A practical formula looks like this:

Total trip cost = fixed costs + (daily cost x number of days) + contingency buffer

The contingency buffer is worth including even on a short stay. In Bucharest, many travelers underestimate small convenience spending rather than headline costs. A coffee here, a rideshare after dark, a dessert stop, or a quick supermarket run can change the final number more than expected.
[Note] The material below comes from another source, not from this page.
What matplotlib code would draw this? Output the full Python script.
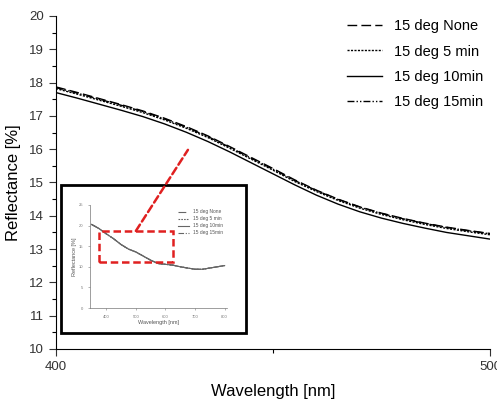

To make the estimate useful, build three versions instead of one:

  • Lean budget: what the trip costs if you minimize convenience spending

  • Realistic budget: what you are most likely to spend

  • Comfort budget: what it costs if you choose convenience over optimization

This three-column method works better than a single figure because Bucharest is a city where spending can escalate by choice rather than necessity. One extra cocktail round, one central boutique hotel, or one daily ride-hailing habit can shift your category from value-focused to comfort-focused very quickly.

When you compare accommodation, divide the total stay cost by the number of nights before comparing options. A place that looks expensive may become reasonable if it includes breakfast, reduces transport time, or lets you walk to several major sights. A cheaper hotel farther out can become less of a bargain if you pay for repeated car trips or spend extra time commuting.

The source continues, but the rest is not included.